Contingency routes create supply chains of their own
Alternative Gulf routes provide additional ways to keep freight moving, but they also create new operational dependencies. Understanding those dependencies may become just as important as protecting the primary route itself.
Renewed disruption around the Strait of Hormuz has increased the operational importance of alternative ports, inland links and pipeline routes across the Gulf.
These alternatives do not replace Hormuz, nor do they offer the same scale, cost or simplicity. Their importance lies in providing additional ways to keep cargo moving when direct passage becomes unreliable.
But using an alternative route also transfers operational dependency. Cargo diverted through a different port may require additional feeder services, customs processes, truck capacity and terminal handling. A landbridge reduces exposure to one maritime chokepoint while increasing reliance on road networks, border procedures and inland operators. A pipeline bypasses the Strait but places greater weight on different infrastructure and operating arrangements.
The central challenge is therefore not simply whether an alternative exists. It is whether the organisation understands the operating network required to use it.
The observations in this article are drawn from Signal Radar’s weekly assessment of global supply-chain developments, helping organisations understand what is changing, why it matters and where operating assumptions may need to be reconsidered.
Alternative routes are operating networks
Contingency planning often begins with route identification, provider lists and escalation procedures.
Those measures are necessary, but route availability alone does not establish operational readiness.
Khor Fakkan in Oman has taken on a larger role as carriers adjust selected Gulf services outside the Strait. Landbridge arrangements have become more relevant for some flows, while Saudi Arabia has considered additional East–West pipeline capacity towards the Red Sea.
These alternatives rely on their own combinations of terminal capacity, feeder services, customs processes and inland transport. Their effectiveness depends on whether those components remain available when diverted demand increases.
A route can therefore exist without being ready to carry a critical flow at the required volume, cost or speed.
Dependencies move rather than disappear
Avoiding one chokepoint transfers importance elsewhere in the network.
A route through an outer-Gulf port may reduce exposure to Hormuz while increasing reliance on feeder schedules and inland transport. A landbridge may improve continuity while creating new requirements for trucks, border clearance and storage. Additional pipeline capacity may reduce maritime exposure while increasing dependence on fixed infrastructure elsewhere.
This does not weaken the case for alternative routes. It defines what operational resilience requires.
In this context, resilience depends on knowing where dependency has moved, how much capacity is available and what must happen before the alternative can be activated.
That requires more than an emergency route map. It requires current operational information.

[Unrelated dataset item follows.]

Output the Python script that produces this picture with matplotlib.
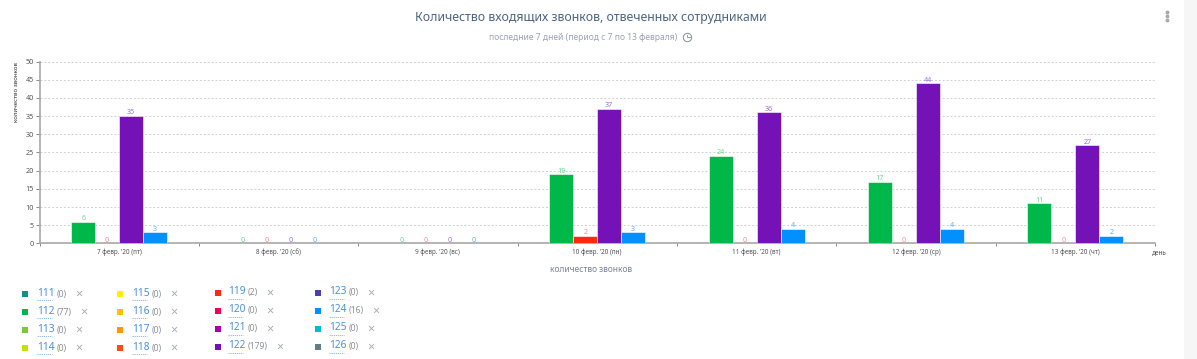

Readiness matters more than route identification. Identifying an alternative is only the starting point. The harder questions concern execution:
- How much capacity is available under current service conditions?

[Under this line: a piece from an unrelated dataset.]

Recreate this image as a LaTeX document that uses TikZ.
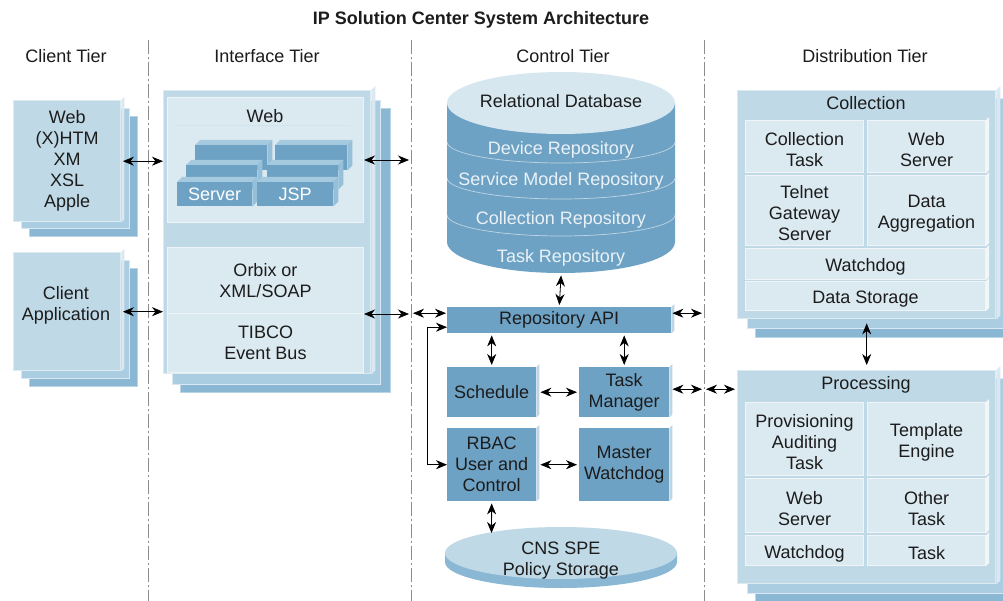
\documentclass[tikz,border=0pt]{standalone}
\usepackage{fontspec}
\setmainfont{Liberation Sans}
\usetikzlibrary{calc,arrows.meta}
\definecolor{midblue}{RGB}{110,162,196}
\definecolor{lightblue}{RGB}{192,217,231}
\definecolor{paleblue}{RGB}{219,233,241}
\definecolor{backblue}{RGB}{170,205,225}
\definecolor{deepblue}{RGB}{138,184,212}
\definecolor{divgray}{RGB}{140,140,140}
\definecolor{txt}{RGB}{28,28,28}
\definecolor{cyltop}{RGB}{214,231,240}
\definecolor{cyltxt}{RGB}{234,242,247}
\definecolor{blktopc}{RGB}{165,202,224}
\definecolor{blksidec}{RGB}{150,192,217}
\newcommand\bx[7]{\node[#6,anchor=north west,inner sep=0pt,minimum width={#4-#2},minimum height={#5-#3}] (#1) at (#2,#3) {#7};}
\newcommand\cbx[6]{\bx{#1}{#2}{#3}{#4}{#5}{cell}{}\node[lbl] (#1-t) at ([yshift=-3pt]#1.center) {#6};}
\newcommand\rface[3]{\fill[#3] (#1.north east) -- ++(#2pt,#2pt) -- ($(#1.south east)+(#2pt,#2pt)$) -- (#1.south east) -- cycle;}
\newcommand\tface[3]{\fill[#3] (#1.north west) -- ++(#2pt,#2pt) -- ($(#1.north east)+(#2pt,#2pt)$) -- (#1.north east) -- cycle;}
\newcommand\blk[6]{\bx{#1}{#2}{#3}{#4}{#5}{blkst}{#6}\tface{#1}{5}{blktopc}\rface{#1}{5}{blksidec}}
\begin{document}
\begin{tikzpicture}[x=1pt,y=-1pt,font=\fontsize{18}{21}\selectfont,text=txt,
 sback/.style={fill=backblue,draw=white!55!backblue,line width=1pt},
 sdeep/.style={fill=deepblue,draw=white!40!deepblue,line width=1pt},
 sfront/.style={fill=lightblue,draw=white!45!lightblue,line width=1.4pt,align=center},
 panel/.style={fill=paleblue,draw=white!50!paleblue,line width=1pt,align=center},
 cell/.style={fill=paleblue,draw=white!55!paleblue,line width=1pt,align=center},
 ctrl/.style={fill=midblue,align=center},
 blkst/.style={fill=midblue,text=white},
 dar/.style={arrows={Stealth[length=11pt,width=9pt,inset=3.5pt]-Stealth[length=11pt,width=9pt,inset=3.5pt]},line width=0.8pt,draw=black},
 divline/.style={draw=divgray,line width=0.9pt,dash pattern=on 14pt off 3pt on 2pt off 3pt},
 lbl/.style={align=center,inner sep=0pt}]
\fill[white] (0,0) rectangle (1003,601);
\useasboundingbox (0,0) rectangle (1003,601);
\clip (0,0) rectangle (1003,601);

% header
\node[font=\bfseries\fontsize{18}{21}\selectfont] (title) at (481,20) {IP Solution Center System Architecture};
\node (t1) at (66,56) {Client Tier};
\node (t2) at (267,56) {Interface Tier};
\node (t3) at (563,56) {Control Tier};
\node (t4) at (865,56) {Distribution Tier};

% dividers
\coordinate (div1) at (148,0);
\coordinate (div2) at (411,0);
\coordinate (div3) at (704,0);
\draw[divline] (148,40) -- (148,601);
\draw[divline] (411,40) -- (411,601);
\draw[divline] (704,40) -- (704,601);

% client tier
\bx{c1c}{29}{116}{137}{236}{sdeep}{}
\bx{c1b}{21}{108}{129}{228}{sback}{}
\bx{c1}{13}{100}{120}{221}{sfront}{Web\\(X)HTM\\XM\\XSL\\Apple}
\rface{c1}{3}{white!40!lightblue}
\bx{c2c}{29}{268}{137}{386}{sdeep}{}
\bx{c2b}{21}{260}{129}{378}{sback}{}
\bx{c2}{13}{252}{120}{370}{sfront}{}
\rface{c2}{3}{white!40!lightblue}
\node[lbl] (c2t) at (66,305) {Client\\Application};

% interface tier
\bx{ib3}{180}{108}{390}{392}{sdeep}{}
\bx{ib2}{172}{100}{380}{384}{sback}{}
\bx{ifr}{163}{90}{370}{373}{sfront}{}
\rface{ifr}{4}{white!40!lightblue}
\bx{webp}{167}{97}{363}{222}{panel}{}
\node (weblbl) at (265,116) {Web};
\draw[white!70!midblue,line width=0.6pt] (176,125) -- (350,125);
\blk{bt1}{195}{145}{267}{170}{}
\blk{bt2}{275}{145}{347}{170}{}
\blk{bm1}{186}{165}{257}{189}{}
\blk{bm2}{267}{165}{338}{189}{}
\blk{srv}{177}{182}{252}{206}{Server}
\blk{jsp}{257}{182}{333}{206}{JSP}
\bx{orbA}{167}{247}{363}{313}{panel}{Orbix or\\XML/SOAP}
\bx{orbB}{167}{313}{363}{372}{panel}{TIBCO\\Event Bus}

% control tier: database cylinder
\fill[midblue] (447,103) -- (447,242) arc[start angle=180,end angle=360,x radius=114pt,y radius=31pt] -- (675,103) -- cycle;
\fill[cyltop] (561,103) ellipse[x radius=114pt,y radius=31pt];
\foreach \yy in {142,178,215}
  \draw[white!55!midblue,line width=0.7pt] (447,\yy) arc[start angle=180,end angle=360,x radius=114pt,y radius=21pt];
\node[anchor=north west,inner sep=0pt,minimum width=228,minimum height=201] (db) at (447,72) {};
\node (dbl) at (561,101) {Relational Database};
\node[text=cyltxt] (r1) at (561,150) {Device Repository};
\node[text=cyltxt] (r2) at (561,181) {Service Model Repository};
\node[text=cyltxt] (r3) at (561,220) {Collection Repository};
\node[text=cyltxt] (r4) at (561,258) {Task Repository};

\bx{api}{447}{307}{671}{333}{ctrl}{Repository API}
\rface{api}{3}{white!55!midblue}
\bx{sched}{447}{367}{536}{417}{ctrl}{Schedule}
\rface{sched}{3}{white!55!midblue}
\bx{tm}{579}{367}{669}{417}{ctrl}{Task\\Manager}
\rface{tm}{3}{white!55!midblue}
\bx{rbac}{447}{428}{536}{501}{ctrl}{RBAC\\User and\\Control}
\rface{rbac}{3}{white!55!midblue}
\bx{mw}{579}{428}{669}{501}{ctrl}{Master\\Watchdog}
\rface{mw}{3}{white!55!midblue}

% policy storage disc
\fill[deepblue] (445,553) -- (445,562) arc[start angle=180,end angle=360,x radius=116pt,y radius=26pt] -- (677,553) -- cycle;
\fill[lightblue] (561,553) ellipse[x radius=116pt,y radius=26pt];
\node[lbl] (pol) at (561,561) {CNS SPE\\Policy Storage};
\coordinate (polin) at (491.5,533);

% distribution tier: collection
\bx{colc}{755}{106}{1013}{337}{sdeep}{}
\bx{colb}{747}{98}{1005}{328}{sback}{}
\bx{collF}{737}{90}{995}{318}{sfront}{}
\rface{collF}{4}{white!40!lightblue}
\node (colllbl) at (866,103) {Collection};
\cbx{cc1}{745}{120}{863}{172}{Collection\\Task}
\cbx{cc2}{867}{120}{985}{172}{Web\\Server}
\cbx{cc3}{745}{175}{863}{245}{Telnet\\Gateway\\Server}
\cbx{cc4}{867}{175}{985}{245}{Data\\Aggregation}
\cbx{cc5}{745}{248}{985}{279}{Watchdog}
\cbx{cc6}{745}{281}{985}{310}{Data Storage}
\foreach \n in {cc2,cc4,cc5,cc6} {\rface{\n}{3}{white!60!paleblue}}

% distribution tier: processing
\bx{proc3}{755}{386}{1013}{603}{sdeep}{}
\bx{proc2}{747}{378}{1005}{593}{sback}{}
\bx{procF}{737}{370}{995}{583}{sfront}{}
\rface{procF}{4}{white!40!lightblue}
\node (proclbl) at (866,385) {Processing};
\cbx{pc1}{745}{402}{863}{475}{Provisioning\\Auditing\\Task}
\cbx{pc2}{867}{402}{985}{475}{Template\\Engine}
\cbx{pc3}{745}{478}{863}{532}{Web\\Server}
\cbx{pc4}{867}{478}{985}{532}{Other\\Task}
\cbx{pc5}{745}{535}{863}{565}{Watchdog}
\cbx{pc6}{867}{535}{985}{565}{Task}
\foreach \n in {pc2,pc4,pc6} {\rface{\n}{3}{white!60!paleblue}}

% connectors
\draw[dar,shorten <=1.5pt] (c1.east) -- (c1.east -| ifr.west);
\draw[dar,shorten <=1.5pt] (c2.east) -- (c2.east -| ifr.west);
\draw[dar,shorten >=2pt] (webp.east) -- (webp.east -| div2);
\draw[dar,shorten >=2pt] (orbA.south east) -- (orbA.south east -| div2);
\draw[dar] ($(api.west -| div2)+(2pt,7pt)$) -- ($(api.west)+(-1pt,7pt)$);
\draw[dar] ($(api.west)+(0,-7pt)$) -- ++(-20pt,0) |- (rbac.west);
\draw[dar,shorten >=2pt] ($(api.east)+(1pt,7pt)$) -- ($(api.east -| div3)+(0,7pt)$);
\draw[dar,shorten <=2pt,shorten >=2pt] (db.south) -- (api.north);
\draw[dar,shorten <=2pt,shorten >=2pt] (sched.north) -- (sched.north |- api.south);
\draw[dar,shorten <=2pt,shorten >=2pt] (tm.north) -- (tm.north |- api.south);
\draw[dar,shorten <=4pt,shorten >=2pt] (sched.east) -- (tm.west);
\draw[dar,shorten <=4pt,shorten >=2pt] (rbac.east) -- (mw.west);
\draw[dar,shorten <=2pt] (rbac.south) -- (polin);
\draw[dar,shorten <=3pt,shorten >=2pt] ($(tm.east)+(0,3pt)$) -- ($(tm.east -| div3)+(0,3pt)$);
\draw[dar,shorten <=2pt,shorten >=2pt] ($(tm.east -| div3)+(0,3pt)$) -- ($(tm.east -| procF.west)+(0,3pt)$);
\draw[dar,shorten <=4pt,shorten >=5pt] (collF.south) -- (procF.north);
\end{tikzpicture}
\end{document}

- How quickly can the route be activated?
- Which contracts, customs approvals and operating relationships are required?
- Does the organisation have confirmed access, or would it be competing for spot capacity after disruption intensifies?
- Which terminals, feeder operators and inland providers become critical once the route is used?

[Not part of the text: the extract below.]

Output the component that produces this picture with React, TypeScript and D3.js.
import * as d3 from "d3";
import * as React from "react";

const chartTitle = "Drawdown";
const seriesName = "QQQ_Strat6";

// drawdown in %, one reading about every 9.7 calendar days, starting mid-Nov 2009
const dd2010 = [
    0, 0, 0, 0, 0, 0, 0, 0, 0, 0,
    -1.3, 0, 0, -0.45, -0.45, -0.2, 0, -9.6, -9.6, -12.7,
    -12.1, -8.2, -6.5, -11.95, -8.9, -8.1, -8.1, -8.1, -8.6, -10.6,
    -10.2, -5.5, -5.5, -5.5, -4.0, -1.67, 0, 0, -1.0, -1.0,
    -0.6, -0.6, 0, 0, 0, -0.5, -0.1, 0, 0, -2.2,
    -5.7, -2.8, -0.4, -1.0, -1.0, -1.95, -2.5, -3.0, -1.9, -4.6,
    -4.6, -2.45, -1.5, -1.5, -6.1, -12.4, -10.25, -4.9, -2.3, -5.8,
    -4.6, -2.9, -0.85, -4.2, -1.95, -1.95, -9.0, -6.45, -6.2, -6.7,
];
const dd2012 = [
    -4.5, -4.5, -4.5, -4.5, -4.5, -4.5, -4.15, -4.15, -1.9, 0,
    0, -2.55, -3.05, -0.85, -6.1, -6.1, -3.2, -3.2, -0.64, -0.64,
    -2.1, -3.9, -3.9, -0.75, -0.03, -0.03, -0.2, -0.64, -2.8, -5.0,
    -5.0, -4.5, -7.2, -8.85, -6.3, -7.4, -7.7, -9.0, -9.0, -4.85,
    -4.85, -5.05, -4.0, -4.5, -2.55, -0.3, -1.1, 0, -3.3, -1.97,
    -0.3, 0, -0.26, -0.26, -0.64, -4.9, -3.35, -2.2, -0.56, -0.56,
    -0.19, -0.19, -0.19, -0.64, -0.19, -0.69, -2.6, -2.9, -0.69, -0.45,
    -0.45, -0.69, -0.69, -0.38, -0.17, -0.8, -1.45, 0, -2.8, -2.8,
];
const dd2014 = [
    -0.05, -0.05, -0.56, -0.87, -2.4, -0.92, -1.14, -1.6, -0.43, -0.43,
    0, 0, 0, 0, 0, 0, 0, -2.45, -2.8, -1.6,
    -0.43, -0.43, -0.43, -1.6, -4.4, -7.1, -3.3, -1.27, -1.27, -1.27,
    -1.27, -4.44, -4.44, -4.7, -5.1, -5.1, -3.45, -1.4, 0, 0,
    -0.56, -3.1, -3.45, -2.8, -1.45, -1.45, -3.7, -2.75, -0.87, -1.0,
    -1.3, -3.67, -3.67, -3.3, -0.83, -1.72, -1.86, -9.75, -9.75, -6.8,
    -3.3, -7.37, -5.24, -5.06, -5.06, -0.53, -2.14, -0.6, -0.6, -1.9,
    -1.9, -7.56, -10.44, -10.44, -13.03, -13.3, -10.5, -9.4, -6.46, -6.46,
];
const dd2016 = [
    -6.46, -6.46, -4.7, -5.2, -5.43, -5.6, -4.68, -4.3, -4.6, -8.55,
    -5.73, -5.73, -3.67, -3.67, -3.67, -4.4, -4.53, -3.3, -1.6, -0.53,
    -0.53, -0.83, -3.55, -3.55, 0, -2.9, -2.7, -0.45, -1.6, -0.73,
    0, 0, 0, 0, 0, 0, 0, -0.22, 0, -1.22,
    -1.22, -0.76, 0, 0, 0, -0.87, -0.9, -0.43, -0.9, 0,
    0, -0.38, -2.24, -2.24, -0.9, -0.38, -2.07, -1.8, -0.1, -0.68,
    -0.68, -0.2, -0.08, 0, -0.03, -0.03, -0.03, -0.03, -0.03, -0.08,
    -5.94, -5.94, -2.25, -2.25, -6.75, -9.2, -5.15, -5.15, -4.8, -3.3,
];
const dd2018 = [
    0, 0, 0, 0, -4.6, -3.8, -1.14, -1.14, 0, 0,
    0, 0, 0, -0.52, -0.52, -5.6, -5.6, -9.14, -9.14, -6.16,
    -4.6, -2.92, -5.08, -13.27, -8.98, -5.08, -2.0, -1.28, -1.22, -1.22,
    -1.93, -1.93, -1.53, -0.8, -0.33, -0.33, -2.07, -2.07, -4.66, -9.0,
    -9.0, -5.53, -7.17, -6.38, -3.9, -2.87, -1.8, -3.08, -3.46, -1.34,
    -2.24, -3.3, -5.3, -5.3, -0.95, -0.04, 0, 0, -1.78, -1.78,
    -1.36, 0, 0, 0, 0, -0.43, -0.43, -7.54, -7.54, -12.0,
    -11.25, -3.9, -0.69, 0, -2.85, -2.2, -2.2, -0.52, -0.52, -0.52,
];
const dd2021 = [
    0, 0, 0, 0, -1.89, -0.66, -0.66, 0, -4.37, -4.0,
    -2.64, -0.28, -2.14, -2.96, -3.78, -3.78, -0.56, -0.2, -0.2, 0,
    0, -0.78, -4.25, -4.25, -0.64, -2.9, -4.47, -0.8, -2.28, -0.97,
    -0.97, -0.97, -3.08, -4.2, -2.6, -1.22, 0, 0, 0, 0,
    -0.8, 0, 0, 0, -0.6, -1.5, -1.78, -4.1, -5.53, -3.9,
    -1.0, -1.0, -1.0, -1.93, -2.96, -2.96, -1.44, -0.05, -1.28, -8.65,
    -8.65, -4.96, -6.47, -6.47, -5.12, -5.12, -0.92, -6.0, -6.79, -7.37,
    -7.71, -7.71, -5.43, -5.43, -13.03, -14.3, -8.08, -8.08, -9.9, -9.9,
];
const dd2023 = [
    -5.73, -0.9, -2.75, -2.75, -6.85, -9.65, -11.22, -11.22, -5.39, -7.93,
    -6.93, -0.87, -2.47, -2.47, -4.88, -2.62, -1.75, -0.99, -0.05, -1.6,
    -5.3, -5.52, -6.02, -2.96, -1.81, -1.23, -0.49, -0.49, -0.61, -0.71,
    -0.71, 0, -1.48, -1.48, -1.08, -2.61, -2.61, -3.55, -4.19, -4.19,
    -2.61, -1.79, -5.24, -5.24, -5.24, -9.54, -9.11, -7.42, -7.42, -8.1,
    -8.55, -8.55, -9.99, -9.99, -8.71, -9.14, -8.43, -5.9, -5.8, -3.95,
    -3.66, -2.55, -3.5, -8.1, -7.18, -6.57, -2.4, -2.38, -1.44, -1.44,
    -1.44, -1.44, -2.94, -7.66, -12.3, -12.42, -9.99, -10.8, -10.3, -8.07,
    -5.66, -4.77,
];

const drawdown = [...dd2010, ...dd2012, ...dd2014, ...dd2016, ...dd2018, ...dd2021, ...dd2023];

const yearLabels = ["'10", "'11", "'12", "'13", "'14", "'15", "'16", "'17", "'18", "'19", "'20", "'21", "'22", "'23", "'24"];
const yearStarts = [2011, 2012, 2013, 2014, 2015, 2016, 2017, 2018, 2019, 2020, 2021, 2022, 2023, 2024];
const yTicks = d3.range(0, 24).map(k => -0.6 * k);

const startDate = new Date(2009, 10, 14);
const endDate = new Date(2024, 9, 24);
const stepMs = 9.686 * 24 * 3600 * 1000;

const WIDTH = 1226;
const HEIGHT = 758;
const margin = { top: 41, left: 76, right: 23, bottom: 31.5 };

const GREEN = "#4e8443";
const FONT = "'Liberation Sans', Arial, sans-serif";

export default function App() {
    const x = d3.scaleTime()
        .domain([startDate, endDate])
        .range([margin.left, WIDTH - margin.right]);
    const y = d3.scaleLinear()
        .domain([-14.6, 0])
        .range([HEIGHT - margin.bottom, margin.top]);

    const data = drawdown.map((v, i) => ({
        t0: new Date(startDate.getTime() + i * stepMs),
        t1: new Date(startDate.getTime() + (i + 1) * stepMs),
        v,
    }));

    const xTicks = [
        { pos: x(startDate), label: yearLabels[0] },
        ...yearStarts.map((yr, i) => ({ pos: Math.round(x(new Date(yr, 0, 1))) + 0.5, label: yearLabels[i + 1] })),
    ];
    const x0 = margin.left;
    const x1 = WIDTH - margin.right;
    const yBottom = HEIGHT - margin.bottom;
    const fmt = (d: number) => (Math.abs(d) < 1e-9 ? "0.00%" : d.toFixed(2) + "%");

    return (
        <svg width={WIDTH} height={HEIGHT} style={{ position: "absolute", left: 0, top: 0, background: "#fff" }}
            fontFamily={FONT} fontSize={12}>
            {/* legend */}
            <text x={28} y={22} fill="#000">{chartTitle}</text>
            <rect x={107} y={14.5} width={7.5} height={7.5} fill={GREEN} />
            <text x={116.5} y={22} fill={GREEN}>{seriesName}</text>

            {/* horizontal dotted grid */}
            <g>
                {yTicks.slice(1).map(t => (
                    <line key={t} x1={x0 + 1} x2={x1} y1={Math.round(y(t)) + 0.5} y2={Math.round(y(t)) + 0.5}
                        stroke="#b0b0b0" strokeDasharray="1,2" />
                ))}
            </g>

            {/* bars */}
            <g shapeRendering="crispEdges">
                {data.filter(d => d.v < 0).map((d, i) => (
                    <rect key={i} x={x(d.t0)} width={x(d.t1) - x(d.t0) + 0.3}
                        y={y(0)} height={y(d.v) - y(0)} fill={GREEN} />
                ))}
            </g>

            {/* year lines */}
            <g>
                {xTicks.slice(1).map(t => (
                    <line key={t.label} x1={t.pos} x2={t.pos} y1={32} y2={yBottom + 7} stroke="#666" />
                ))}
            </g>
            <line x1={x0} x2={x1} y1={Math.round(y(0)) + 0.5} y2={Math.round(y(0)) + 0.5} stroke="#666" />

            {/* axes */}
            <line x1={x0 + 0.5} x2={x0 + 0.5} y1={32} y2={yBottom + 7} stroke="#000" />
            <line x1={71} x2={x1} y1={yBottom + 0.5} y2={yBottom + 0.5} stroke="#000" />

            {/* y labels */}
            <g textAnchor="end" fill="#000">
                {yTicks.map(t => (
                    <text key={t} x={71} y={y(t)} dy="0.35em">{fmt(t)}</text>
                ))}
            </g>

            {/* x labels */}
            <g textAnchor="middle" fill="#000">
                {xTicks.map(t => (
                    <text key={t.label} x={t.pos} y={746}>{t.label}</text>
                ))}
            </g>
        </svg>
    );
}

- Where would the next bottleneck appear if diverted volume increased?
Those questions determine whether an alternative route provides usable continuity or merely relocates operational risk.
They also expose the difference between a route that appears in a contingency plan and one that can carry business-critical flows.
What leaders should examine
The practical priority is to manage contingency capability with the same operational discipline applied to primary routes.
That means understanding:
- which alternative routes are qualified for operational use?
- which providers and infrastructure they depend on?
- how much volume they can absorb?
- which commercial terms govern access?
- how quickly they can be activated?
- what evidence would signal that capacity is tightening?
It also means keeping those assumptions current. Capacity, service patterns, provider commitments and customs requirements can change. A contingency arrangement should therefore be validated against present operating conditions rather than assumed to remain available on its original terms.
What would change the assessment?
The importance of Gulf alternatives would increase further if carriers continued shifting services outside Hormuz, if use of Khor Fakkan and related inland links expanded, or if additional bypass infrastructure moved from consideration into committed operation.
The assessment would weaken if commercial traffic through Hormuz recovered sustainably and reliance on alternative routes reduced.
Neither outcome is established.
The current evidence supports a more bounded conclusion: alternative Gulf routes are carrying greater operational importance while disruption persists, and their value depends on the networks required to make them usable.
Contingency routes should therefore be assessed as operating capabilities, with their dependencies, capacity limits and commercial access understood before they are needed.